» WHAT YOU SHOULD DO
Whenever a line below holds the word "this", copy that line.

» SOURCE RECORDS
+++
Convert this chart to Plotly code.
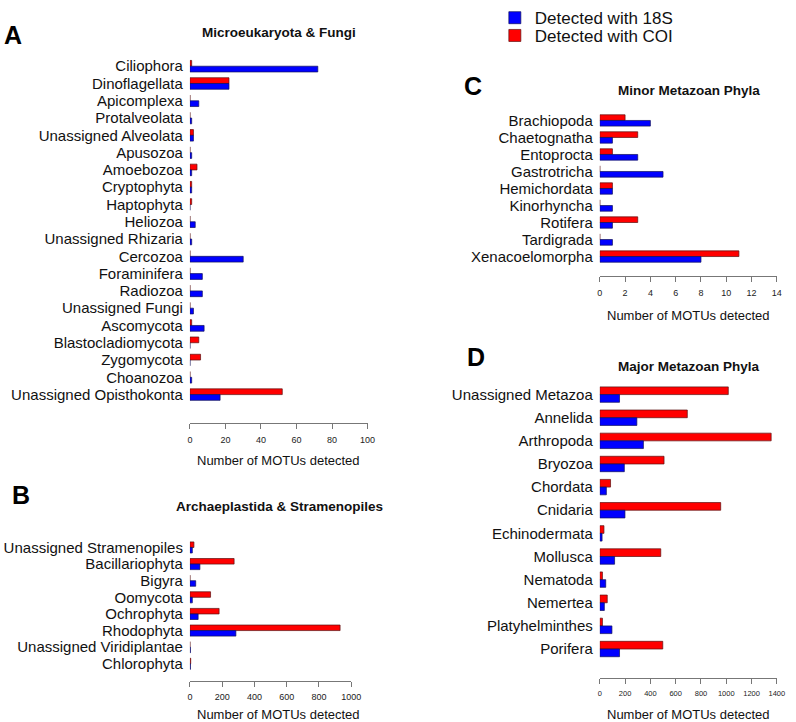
import plotly.graph_objects as go

# ---------------- data ----------------
A_cats = ["Ciliophora", "Dinoflagellata", "Apicomplexa", "Protalveolata",
          "Unassigned Alveolata", "Apusozoa", "Amoebozoa", "Cryptophyta",
          "Haptophyta", "Heliozoa", "Unassigned Rhizaria", "Cercozoa",
          "Foraminifera", "Radiozoa", "Unassigned Fungi", "Ascomycota",
          "Blastocladiomycota", "Zygomycota", "Choanozoa",
          "Unassigned Opisthokonta"]
A_18S = [72, 22, 5, 1, 2, 1, 1, 1, 0, 3, 1, 30, 7, 7, 2, 8, 0, 0, 1, 17]
A_COI = [1, 22, 0, 0, 2, 0, 4, 1, 1, 0, 0, 0, 0, 0, 0, 1, 5, 6, 0, 52]

B_cats = ["Unassigned Stramenopiles", "Bacillariophyta", "Bigyra", "Oomycota",
          "Ochrophyta", "Rhodophyta", "Unassigned Viridiplantae", "Chlorophyta"]
B_18S = [15, 62, 36, 15, 51, 285, 3, 3]
B_COI = [25, 274, 0, 128, 181, 931, 0, 5]

C_cats = ["Brachiopoda", "Chaetognatha", "Entoprocta", "Gastrotricha",
          "Hemichordata", "Kinorhyncha", "Rotifera", "Tardigrada",
          "Xenacoelomorpha"]
C_18S = [4, 1, 3, 5, 1, 1, 1, 1, 8]
C_COI = [2, 3, 1, 0, 1, 0, 3, 0, 11]

D_cats = ["Unassigned Metazoa", "Annelida", "Arthropoda", "Bryozoa", "Chordata",
          "Cnidaria", "Echinodermata", "Mollusca", "Nematoda", "Nemertea",
          "Platyhelminthes", "Porifera"]
D_18S = [156, 293, 345, 194, 52, 199, 18, 117, 47, 36, 96, 156]
D_COI = [1016, 692, 1355, 508, 85, 956, 33, 482, 21, 59, 21, 498]

panel_titles = ["Microeukaryota & Fungi", "Archaeplastida & Stramenopiles",
                "Minor Metazoan Phyla", "Major Metazoan Phyla"]
panel_letters = ["A", "B", "C", "D"]
x_title = "Number of MOTUs detected"
legend_names = ["Detected with 18S", "Detected with COI"]

# ---------------- layout helpers ----------------
W, H = 796, 722
FONT = "Liberation Sans, Arial, Helvetica, sans-serif"
BLUE, RED = "#0000FF", "#FF0000"


def fx(px):
    return px / W


def fy(py):
    return 1 - py / H


panels = [
    dict(cats=A_cats, b=A_18S, r=A_COI, x0=190, x1=370.6, yfirst=57, ylast=390,
         axis_y=419, xmax=100, dtick=20, tfs=9, title_xy=(281, 23),
         letter_xy=(10, 25), axt_xy=(280, 457)),
    dict(cats=B_cats, b=B_18S, r=B_COI, x0=190, x1=354, yfirst=545, ylast=663,
         axis_y=680, xmax=1000, dtick=200, tfs=9, title_xy=(281, 503),
         letter_xy=(18, 492), axt_xy=(280, 714)),
    dict(cats=C_cats, b=C_18S, r=C_COI, x0=606.7, x1=786.7, yfirst=112, ylast=250,
         axis_y=270, xmax=14, dtick=2, tfs=9, title_xy=(697, 82),
         letter_xy=(478, 77), axt_xy=(697, 310)),
    dict(cats=D_cats, b=D_18S, r=D_COI, x0=606.7, x1=786.7, yfirst=390, ylast=648,
         axis_y=677, xmax=1400, dtick=200, tfs=7.5, title_xy=(697, 361),
         letter_xy=(481, 352), axt_xy=(697, 714)),
]

fig = go.Figure()
annotations = []
layout_axes = {}

for i, p in enumerate(panels):
    k = "" if i == 0 else str(i + 1)
    n = len(p["cats"])
    pitch = (p["ylast"] - p["yfirst"]) / (n - 1)
    top = p["yfirst"] - pitch / 2
    bot = p["ylast"] + pitch / 2
    xa, ya = "x" + k, "y" + k

    fig.add_trace(go.Bar(
        x=p["r"], y=p["cats"], orientation="h", name=legend_names[1],
        marker=dict(color=RED, line=dict(color="#5a1010", width=0.7)),
        xaxis=xa, yaxis=ya, showlegend=(i == 0), legend="legend2"))
    fig.add_trace(go.Bar(
        x=p["b"], y=p["cats"], orientation="h", name=legend_names[0],
        marker=dict(color=BLUE, line=dict(color="#10105a", width=0.7)),
        xaxis=xa, yaxis=ya, showlegend=(i == 0), legend="legend"))

    layout_axes["xaxis" + k] = dict(
        domain=[fx(p["x0"]), fx(p["x1"])], range=[0, p["xmax"]],
        anchor="free", position=fy(p["axis_y"]),
        showline=True, linecolor="#777", linewidth=1,
        ticks="outside", ticklen=5, tickcolor="#777", tickwidth=1,
        tick0=0, dtick=p["dtick"], showgrid=False, zeroline=False,
        tickfont=dict(family=FONT, size=p["tfs"], color="#222"),
        ticklabelstandoff=3, fixedrange=True)
    layout_axes["yaxis" + k] = dict(
        domain=[fy(bot), fy(top)], range=[n - 0.5, -0.5],
        anchor=xa, showline=False, showgrid=False, zeroline=False,
        tickmode="array", tickvals=p["cats"], ticktext=p["cats"],
        ticks="", ticklabelstandoff=6,
        tickfont=dict(family=FONT, size=15, color="#111"), fixedrange=True)

    annotations.append(dict(
        text="<b>%s</b>" % panel_titles[i], x=fx(p["title_xy"][0]),
        y=fy(p["title_xy"][1]), xref="paper", yref="paper",
        xanchor="center", yanchor="middle", showarrow=False,
        font=dict(family=FONT, size=13.5, color="#111")))
    annotations.append(dict(
        text="<b>%s</b>" % panel_letters[i], x=fx(p["letter_xy"][0]),
        y=fy(p["letter_xy"][1]), xref="paper", yref="paper",
        xanchor="center", yanchor="middle", showarrow=False,
        font=dict(family=FONT, size=25, color="#000")))
    annotations.append(dict(
        text=x_title, x=fx(p["axt_xy"][0]), y=fy(p["axt_xy"][1]),
        xref="paper", yref="paper", xanchor="center", yanchor="middle",
        showarrow=False, font=dict(family=FONT, size=13, color="#111")))

legend_common = dict(xanchor="left", yanchor="top",
                     font=dict(family=FONT, size=17, color="#111"),
                     bgcolor="rgba(0,0,0,0)", itemwidth=30)

fig.update_layout(
    width=W, height=H, margin=dict(l=0, r=0, t=0, b=0),
    paper_bgcolor="white", plot_bgcolor="white",
    barmode="group", bargap=1 / 3, bargroupgap=0,
    font=dict(family=FONT),
    legend=dict(x=fx(500), y=fy(-10), **legend_common),
    legend2=dict(x=fx(500), y=fy(8), **legend_common),
    annotations=annotations,
    **layout_axes,
)

fig.write_html("out.html", config={"displayModeBar": False},
               post_script="document.body.style.margin='0';")
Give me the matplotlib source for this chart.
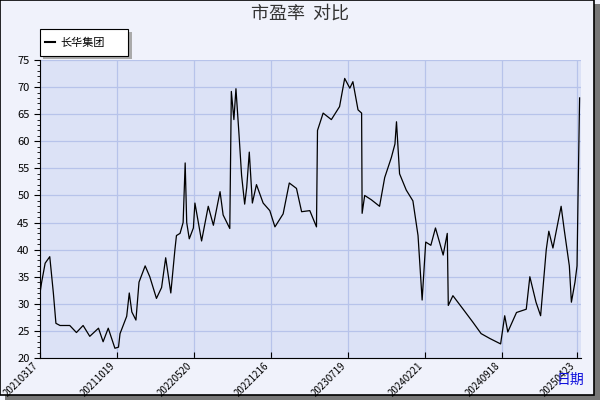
+++
» RESPONSE TO THE TASK
Convert this chart to Plotly code.
Give me the matplotlib source for this chart.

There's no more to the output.